= Items from a dataset =
↓↓↓

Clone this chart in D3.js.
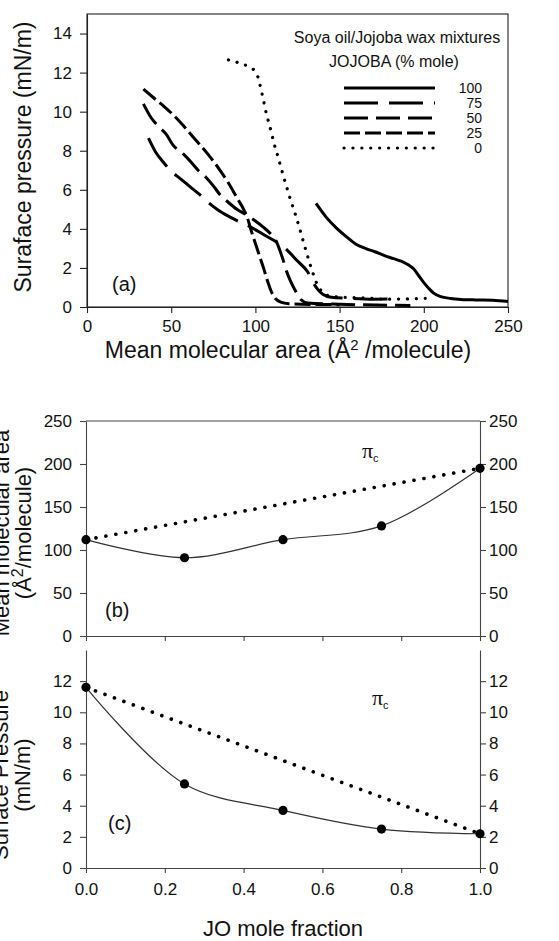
<!DOCTYPE html>
<html>
<head>
<meta charset="utf-8">
<script src="https://cdn.jsdelivr.net/npm/d3@7"></script>
<style>
body { margin: 0; background: #fff; }
text { font-family: "Liberation Sans", Arial, sans-serif; fill: #111; }
</style>
</head>
<body>
<div id="chart"></div>
<script>
// panel (a) isotherms, [mean molecular area, surface pressure]
var jojoba100 = [[136,5.3],[142,4.6],[148,4.05],[154,3.6],[160,3.2],[166,2.98],[171,2.83],[177,2.62],[182,2.48],[187,2.33],[191,2.15],[194.5,1.9],[197,1.6],[200,1.25],[203,0.95],[206,0.7],[210,0.53],[216,0.44],[222,0.39],[231,0.36],[241,0.34],[250,0.28]];
var jojoba75 = [[36.5,8.65],[41,7.9],[45,7.45],[50,6.95],[55,6.6],[62,6.1],[67,5.75],[72,5.35],[78,4.95],[85,4.6],[92,4.3],[97,4.1],[105,3.7],[113,3.3],[119,2.9],[125,2.35],[131,1.8],[134,1.3],[137,0.9],[140,0.65],[145,0.5],[155,0.45],[170,0.4],[185,0.42]];
var jojoba50 = [[33.5,10.4],[38,9.7],[43,9.2],[47,8.85],[51,8.3],[57,7.85],[62,7.4],[66,7.0],[71,6.6],[75,6.2],[79,5.75],[84,5.35],[89,5.0],[95,4.7],[100,4.4],[104.5,4.1],[109,3.75],[112.5,3.35],[114.5,2.9],[116.5,2.4],[118,1.95],[121,1.3],[124.5,0.72],[127,0.38],[131,0.2],[150,0.14],[172,0.1],[192,0.08]];
var jojoba25 = [[33.5,11.15],[39,10.75],[46,10.25],[55,9.5],[63,8.7],[72,7.8],[79,7.0],[84,6.35],[89,5.6],[93,5.0],[95.5,4.5],[97,4.05],[99.8,3.3],[102.7,2.55],[105,1.95],[107,1.38],[109.8,0.72],[112,0.42],[115,0.25],[120,0.17],[135,0.13],[150,0.12]];
var jojoba0 = [[84,12.65],[90,12.5],[96,12.3],[100.5,12.0],[102.5,11.45],[104.5,10.7],[106.5,9.9],[108.7,9.2],[111,8.4],[113.4,7.7],[116,6.9],[118.7,6.1],[121,5.45],[123.5,4.8],[126,4.1],[128.3,3.4],[130.5,2.75],[132.4,2.2],[134.5,1.65],[136.5,1.2],[138.5,0.9],[141,0.68],[145,0.55],[152,0.5],[165,0.46],[178,0.4],[192,0.42],[205,0.46]];

var legendNames = ["100", "75", "50", "25", "0"];
var areaTicks = [0, 50, 100, 150, 200, 250];
var pressureTicks = [0, 2, 4, 6, 8, 10, 12, 14];

// panels (b) and (c), collapse point vs JO mole fraction
var moleFraction = [0, 0.25, 0.5, 0.75, 1.0];
var collapseArea = [112, 91, 112, 128, 195];
var collapsePressure = [11.6, 5.4, 3.7, 2.5, 2.2];
var areaTicksB = [0, 50, 100, 150, 200, 250];
var pressureTicksC = [0, 2, 4, 6, 8, 10, 12];
var fractionTicks = [0, 0.2, 0.4, 0.6, 0.8, 1.0];

var svg = d3.select("#chart")
    .append("svg")
    .attr("width", 559)
    .attr("height", 941);

var tickFont = 17;

function styleAxis(g) {
    g.attr("font-size", tickFont)
        .attr("font-family", "Liberation Sans, Arial, sans-serif")
        .attr("color", "#222");
    g.selectAll("line").attr("stroke-width", 1.1);
    g.select(".domain").attr("stroke-width", 1.1);
}

// ---------- panel (a) ----------
var xA = d3.scaleLinear().domain([0, 250]).range([87, 508]);
var yA = d3.scaleLinear().domain([0, 15]).range([307, 14]);

svg.append("rect")
    .attr("x", xA(0)).attr("y", yA(15))
    .attr("width", xA(250) - xA(0)).attr("height", yA(0) - yA(15))
    .attr("fill", "none").attr("stroke", "#222").attr("stroke-width", 1.1);

svg.append("g")
    .attr("transform", "translate(" + xA(0) + ",0)")
    .call(d3.axisLeft(yA).tickValues(pressureTicks).tickSize(7).tickSizeOuter(0).tickPadding(8))
    .call(styleAxis);

svg.append("g")
    .attr("transform", "translate(0," + yA(0) + ")")
    .call(d3.axisBottom(xA).tickValues(areaTicks).tickSize(6).tickSizeOuter(0).tickPadding(7))
    .call(styleAxis);

var curvesA = [
    { name: legendNames[0], data: jojoba100, dash: null },
    { name: legendNames[1], data: jojoba75, dash: "34,11" },
    { name: legendNames[2], data: jojoba50, dash: "24,8" },
    { name: legendNames[3], data: jojoba25, dash: "16,5" },
    { name: legendNames[4], data: jojoba0, dash: "0.1,8.8" }
];

var lineA = d3.line()
    .x(function(d) { return xA(d[0]); })
    .y(function(d) { return yA(d[1]); })
    .curve(d3.curveMonotoneX);

svg.selectAll(".isotherm")
    .data(curvesA)
    .enter().append("path")
    .attr("class", "isotherm")
    .attr("d", function(c) { return lineA(c.data); })
    .attr("fill", "none")
    .attr("stroke", "#000")
    .attr("stroke-width", function(c) { return c.name === "0" ? 3.2 : 3; })
    .attr("stroke-linecap", function(c) { return c.name === "0" ? "round" : "butt"; })
    .attr("stroke-dasharray", function(c) { return c.dash; });

// legend
svg.append("text").attr("x", 397).attr("y", 43)
    .attr("text-anchor", "middle").attr("font-size", 16)
    .text("Soya oil/Jojoba wax mixtures");
svg.append("text").attr("x", 394).attr("y", 67)
    .attr("text-anchor", "middle").attr("font-size", 16)
    .text("JOJOBA (% mole)");

var legend = svg.selectAll(".legend-row")
    .data(curvesA)
    .enter().append("g")
    .attr("class", "legend-row")
    .attr("transform", function(c, i) { return "translate(0," + (88 + i * 15) + ")"; });

legend.append("line")
    .attr("x1", 344).attr("x2", 435)
    .attr("stroke", "#000")
    .attr("stroke-width", function(c) { return c.name === "0" ? 3.2 : 3; })
    .attr("stroke-linecap", function(c) { return c.name === "0" ? "round" : "butt"; })
    .attr("stroke-dasharray", function(c) { return c.dash; });

legend.append("text")
    .attr("x", 482).attr("y", 5)
    .attr("text-anchor", "end").attr("font-size", 14)
    .text(function(c) { return c.name; });

svg.append("text").attr("x", 112).attr("y", 291).attr("font-size", 20).text("(a)");

// axis titles
var titleA = svg.append("text")
    .attr("x", 288).attr("y", 358)
    .attr("text-anchor", "middle").attr("font-size", 23);
titleA.append("tspan").text("Mean molecular area (Å");
titleA.append("tspan").attr("dy", -8).attr("font-size", 15).text("2");
titleA.append("tspan").attr("dy", 8).text(" /molecule)");

svg.append("text")
    .attr("transform", "translate(31,157) rotate(-90)")
    .attr("text-anchor", "middle").attr("font-size", 23)
    .text("Suraface pressure (mN/m)");

// ---------- panels (b) and (c) ----------
var xB = d3.scaleLinear().domain([0, 1]).range([86, 480]);
var yB = d3.scaleLinear().domain([0, 250]).range([636, 421]);
var yC = d3.scaleLinear().domain([0, 14]).range([868, 650]);

var axisColor = "#444";

function drawSidePanel(yScale, ticks, values, showTop) {
    svg.append("g")
        .attr("transform", "translate(" + xB(0) + ",0)")
        .call(d3.axisLeft(yScale).tickValues(ticks).tickSize(6).tickSizeOuter(0).tickPadding(8))
        .call(styleAxis)
        .attr("color", axisColor);
    svg.append("g")
        .attr("transform", "translate(" + xB(1) + ",0)")
        .call(d3.axisRight(yScale).tickValues(ticks).tickSize(6).tickSizeOuter(0).tickPadding(3))
        .call(styleAxis)
        .attr("color", axisColor);
    if (showTop) {
        svg.append("line")
            .attr("x1", xB(0)).attr("x2", xB(1))
            .attr("y1", yScale.range()[1]).attr("y2", yScale.range()[1])
            .attr("stroke", axisColor).attr("stroke-width", 1.1);
    }

    var pts = moleFraction.map(function(f, i) { return [f, values[i]]; });

    // ideal mixing line between the pure components
    svg.append("line")
        .attr("x1", xB(pts[0][0])).attr("y1", yScale(pts[0][1]))
        .attr("x2", xB(pts[pts.length - 1][0])).attr("y2", yScale(pts[pts.length - 1][1]))
        .attr("stroke", "#000").attr("stroke-width", 3.6)
        .attr("stroke-linecap", "round")
        .attr("stroke-dasharray", "0.1,10");

    var smooth = d3.line()
        .x(function(d) { return xB(d[0]); })
        .y(function(d) { return yScale(d[1]); })
        .curve(d3.curveCatmullRom.alpha(0.5));

    svg.append("path")
        .attr("d", smooth(pts))
        .attr("fill", "none")
        .attr("stroke", "#333")
        .attr("stroke-width", 1.2);

    svg.selectAll(null)
        .data(pts)
        .enter().append("circle")
        .attr("cx", function(d) { return xB(d[0]); })
        .attr("cy", function(d) { return yScale(d[1]); })
        .attr("r", 4.6)
        .attr("fill", "#000");
}

drawSidePanel(yB, areaTicksB, collapseArea, true);
drawSidePanel(yC, pressureTicksC, collapsePressure, false);

svg.append("g")
    .attr("transform", "translate(0," + yB(0) + ")")
    .call(d3.axisBottom(xB).tickValues(fractionTicks).tickSize(5).tickSizeOuter(0).tickFormat(""))
    .call(styleAxis)
    .attr("color", axisColor);

svg.append("g")
    .attr("transform", "translate(0," + yC(0) + ")")
    .call(d3.axisBottom(xB).tickValues(fractionTicks).tickSize(5).tickSizeOuter(0).tickPadding(10).tickFormat(d3.format(".1f")))
    .call(styleAxis)
    .attr("color", axisColor);

function piLabel(x, y) {
    var t = svg.append("text").attr("x", x).attr("y", y);
    t.append("tspan")
        .attr("font-family", "Liberation Serif, Times New Roman, serif")
        .attr("font-size", 22).text("π");
    t.append("tspan").attr("dy", 4).attr("font-size", 11).text("c");
}
piLabel(362, 458);
piLabel(372, 705);

svg.append("text").attr("x", 105).attr("y", 617).attr("font-size", 20).text("(b)");
svg.append("text").attr("x", 108).attr("y", 830).attr("font-size", 20).text("(c)");

// side titles run off the left edge, as in the original figure
var titleB = svg.append("text")
    .attr("transform", "translate(0,533) rotate(-90)")
    .attr("text-anchor", "middle").attr("font-size", 22);
titleB.append("tspan").attr("x", 0).attr("y", 9).text("Mean molecular area");
var titleB2 = titleB.append("tspan").attr("x", 0).attr("y", 31);
titleB2.append("tspan").text("(Å");
titleB2.append("tspan").attr("dy", -8).attr("font-size", 16).text("2");
titleB2.append("tspan").attr("dy", 8).text("/molecule)");

var titleC = svg.append("text")
    .attr("transform", "translate(0,775) rotate(-90)")
    .attr("text-anchor", "middle").attr("font-size", 22);
titleC.append("tspan").attr("x", 0).attr("y", 8).text("Surface Pressure");
titleC.append("tspan").attr("x", 0).attr("y", 30).text("(mN/m)");

svg.append("text")
    .attr("x", 283).attr("y", 936)
    .attr("text-anchor", "middle").attr("font-size", 22)
    .text("JO mole fraction");
</script>
</body>
</html>
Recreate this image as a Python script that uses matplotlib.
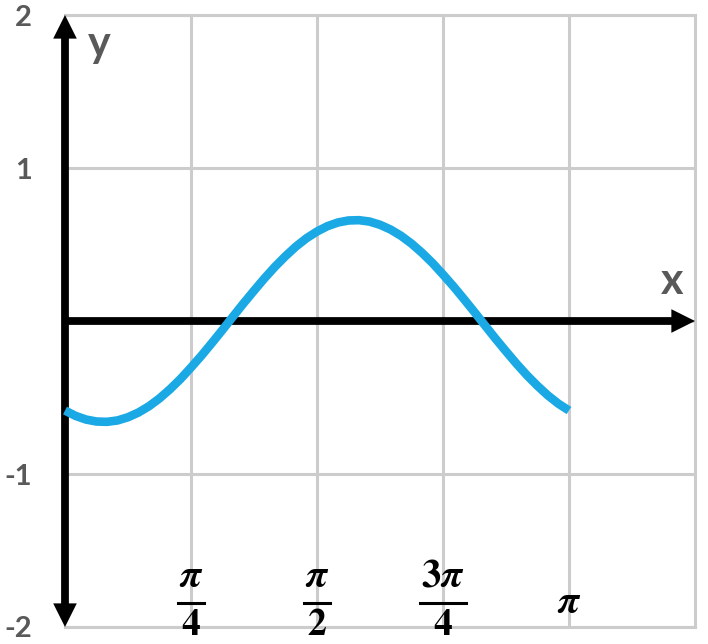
import numpy as np
import matplotlib
matplotlib.use('Agg')
import matplotlib.pyplot as plt
from matplotlib.patches import FancyArrowPatch

plt.rcParams['mathtext.fontset'] = 'stix'

# curve, x in steps of pi/48
x_vals = np.arange(49) * np.pi / 48
y_vals = [-0.585, -0.620, -0.644, -0.657, -0.659, -0.650, -0.629, -0.598,
          -0.557, -0.506, -0.446, -0.379, -0.304, -0.226, -0.143, -0.058,
          0.029, 0.115, 0.198, 0.279, 0.355, 0.424, 0.487, 0.541,
          0.585, 0.620, 0.644, 0.657, 0.659, 0.650, 0.629, 0.598,
          0.557, 0.506, 0.446, 0.379, 0.304, 0.226, 0.143, 0.058,
          -0.029, -0.115, -0.198, -0.279, -0.355, -0.424, -0.487, -0.541,
          -0.585]

x_ticks = [np.pi / 4, np.pi / 2, 3 * np.pi / 4, np.pi]
y_ticks = [-2, -1, 0, 1, 2]
y_ticklabels = ['-2', '-1', '', '1', '2']
# (numerator, denominator) for x labels
x_labels = [(r'$\boldsymbol{\pi}$', r'$\mathbf{4}$'),
            (r'$\boldsymbol{\pi}$', r'$\mathbf{2}$'),
            (r'$\mathbf{3}\boldsymbol{\pi}$', r'$\mathbf{4}$'),
            (r'$\boldsymbol{\pi}$', None)]

grid_col = '#cccccc'
gray_txt = '#595959'

fig = plt.figure(figsize=(7.08, 6.44), dpi=100)
ax = fig.add_axes([0.0918, 0.0264, 0.8898, 0.9503])
ax.set_xlim(0, 5 * np.pi / 4)
ax.set_ylim(-2, 2)

ax.set_xticks(x_ticks)
ax.set_xticklabels([''] * len(x_ticks))
ax.set_yticks(y_ticks)
ax.set_yticklabels(y_ticklabels, fontfamily=['Lato', 'DejaVu Sans'],
                   fontweight='bold', fontsize=21, color=gray_txt)
ax.tick_params(length=0, pad=24)
ax.grid(True, color=grid_col, lw=2.2, zorder=0)
for s in ['top', 'right', 'bottom']:
    ax.spines[s].set_color(grid_col)
    ax.spines[s].set_linewidth(2.2)
ax.spines['left'].set_visible(False)
ax.set_axisbelow(True)

# axes with arrow heads
arrow_kw = dict(arrowstyle='simple,head_length=17,head_width=17,tail_width=5.6',
                mutation_scale=1, color='black', lw=0, shrinkA=0, shrinkB=0,
                clip_on=False, zorder=3)
ax.add_patch(FancyArrowPatch((0, 0), (5 * np.pi / 4, 0), **arrow_kw))
ax.add_patch(FancyArrowPatch((0, 0), (0, 2), **arrow_kw))
ax.add_patch(FancyArrowPatch((0, 0), (0, -2), **arrow_kw))

# curve
ax.plot(x_vals, y_vals, color='#1aa9e4', lw=6.2, solid_capstyle='butt',
        solid_joinstyle='round', zorder=4, clip_on=False)

# axis names
ax.text(5 * np.pi / 4 - 0.145, 0.26, 'x', fontfamily=['Lato', 'DejaVu Sans'],
        fontweight='bold', fontsize=31, color=gray_txt, ha='center', va='center')
ax.text(0.215, 1.81, 'y', fontfamily=['Lato', 'DejaVu Sans'],
        fontweight='bold', fontsize=31, color=gray_txt, ha='center', va='center')

# fraction labels under the grid lines
for xt, (num, den) in zip(x_ticks, x_labels):
    if den is None:
        ax.text(xt, -1.837, num, fontsize=28, ha='center', va='center')
        continue
    half = 0.08 if len(num) < 25 else 0.143
    ax.text(xt, -1.665, num, fontsize=28, ha='center', va='center')
    ax.plot([xt - half, xt + half], [-1.84, -1.84], color='black', lw=2.2,
            clip_on=False, zorder=5)
    ax.text(xt, -1.99, den, fontsize=27, ha='center', va='center')

plt.savefig('out.png', dpi=100)
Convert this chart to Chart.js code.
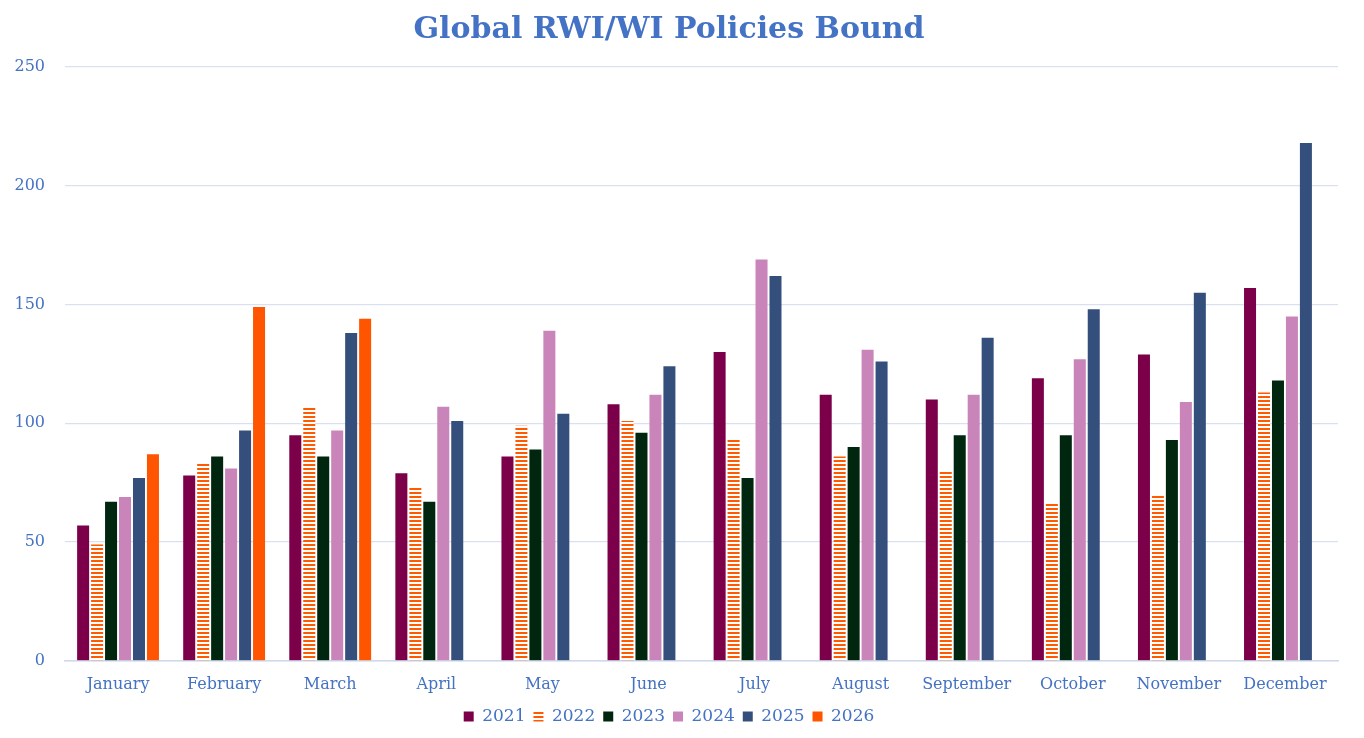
<!DOCTYPE html>
<html>
<head>
<meta charset="utf-8">
<script src="https://cdn.jsdelivr.net/npm/chart.js@4"></script>
<style>
html,body{margin:0;padding:0;background:#fff;}
#wrap{width:1364px;height:738px;}
</style>
</head>
<body>
<div id="wrap"><canvas id="c" width="1364" height="738"></canvas></div>
<script>
const months = ["January","February","March","April","May","June","July","August","September","October","November","December"];
const seriesNames = ["2021","2022","2023","2024","2025","2026"];
const v2021 = [57,78,95,79,86,108,130,112,110,119,129,157];
const v2022 = [49,83,107,73,99,101,93,86,80,66,70,113];
const v2023 = [67,86,86,67,89,96,77,90,95,95,93,118];
const v2024 = [69,81,97,107,139,112,169,131,112,127,109,145];
const v2025 = [77,97,138,101,104,124,162,126,136,148,155,218];
const v2026 = [87,149,144,null,null,null,null,null,null,null,null,null];
const yTicks = [0,50,100,150,200,250];

const colors = ["#7B0049","#FF5A00","#01260F","#C985BA","#354F7C","#FF5500"];

function stripePattern(color){
  const p = document.createElement('canvas');
  p.width = 4; p.height = 4;
  const g = p.getContext('2d');
  g.fillStyle = '#ffffff'; g.fillRect(0,0,4,4);
  g.fillStyle = color; g.fillRect(0,0,4,2);
  return g.createPattern(p,'repeat');
}

const fontFam = "'DejaVu Serif', Georgia, serif";
const textColor = "#4472C4";

const dataArrays = [v2021,v2022,v2023,v2024,v2025,v2026];
const datasets = seriesNames.map((n,i)=>({
  label:n,
  data:dataArrays[i],
  backgroundColor: i===1 ? stripePattern(colors[1]) : colors[i],
  borderWidth: 0,
  categoryPercentage: 0.79,
  barPercentage: 0.86
}));

new Chart(document.getElementById('c'),{
  type:'bar',
  data:{labels:months,datasets},
  options:{
    responsive:false,
    animation:false,
    devicePixelRatio:1,
    layout:{padding:{left:0,right:26,top:0,bottom:3}},
    plugins:{
      title:{display:true,text:"Global RWI/WI Policies Bound",color:textColor,
        font:{family:fontFam,size:30,weight:'bold'},padding:{top:12,bottom:19}},
      legend:{position:'bottom',labels:{color:textColor,font:{family:fontFam,size:17},
        boxWidth:10,boxHeight:10,padding:8}},
      tooltip:{enabled:false}
    },
    scales:{
      x:{grid:{display:false,drawTicks:false},border:{color:"#D0D9EC",width:1.5},
        afterFit:(ax)=>{ax.height=ax.height-8;},
        ticks:{color:textColor,font:{family:fontFam,size:16},padding:14}},
      y:{min:0,max:250,afterBuildTicks:(ax)=>{ax.ticks=yTicks.map(v=>({value:v}));},
        afterFit:(ax)=>{ax.width=65;},
        grid:{color:"#D9E1F1",lineWidth:1.2,drawTicks:false},border:{display:false},
        ticks:{color:textColor,font:{family:fontFam,size:16},padding:20}}
    }
  }
});
</script>
</body>
</html>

↑↑↑

= What you have to do =
Copy nothing but the lines above from the one with "Recreate this image" to the one with "gray_txt = '#595959'", inclusive, word for word. Leave every picture out.

= Answer =
Recreate this image as a Python script that uses matplotlib.
import numpy as np
import matplotlib
matplotlib.use('Agg')
import matplotlib.pyplot as plt
from matplotlib.patches import FancyArrowPatch

plt.rcParams['mathtext.fontset'] = 'stix'

# curve, x in steps of pi/48
x_vals = np.arange(49) * np.pi / 48
y_vals = [-0.585, -0.620, -0.644, -0.657, -0.659, -0.650, -0.629, -0.598,
          -0.557, -0.506, -0.446, -0.379, -0.304, -0.226, -0.143, -0.058,
          0.029, 0.115, 0.198, 0.279, 0.355, 0.424, 0.487, 0.541,
          0.585, 0.620, 0.644, 0.657, 0.659, 0.650, 0.629, 0.598,
          0.557, 0.506, 0.446, 0.379, 0.304, 0.226, 0.143, 0.058,
          -0.029, -0.115, -0.198, -0.279, -0.355, -0.424, -0.487, -0.541,
          -0.585]

x_ticks = [np.pi / 4, np.pi / 2, 3 * np.pi / 4, np.pi]
y_ticks = [-2, -1, 0, 1, 2]
y_ticklabels = ['-2', '-1', '', '1', '2']
# (numerator, denominator) for x labels
x_labels = [(r'$\boldsymbol{\pi}$', r'$\mathbf{4}$'),
            (r'$\boldsymbol{\pi}$', r'$\mathbf{2}$'),
            (r'$\mathbf{3}\boldsymbol{\pi}$', r'$\mathbf{4}$'),
            (r'$\boldsymbol{\pi}$', None)]

grid_col = '#cccccc'
gray_txt = '#595959'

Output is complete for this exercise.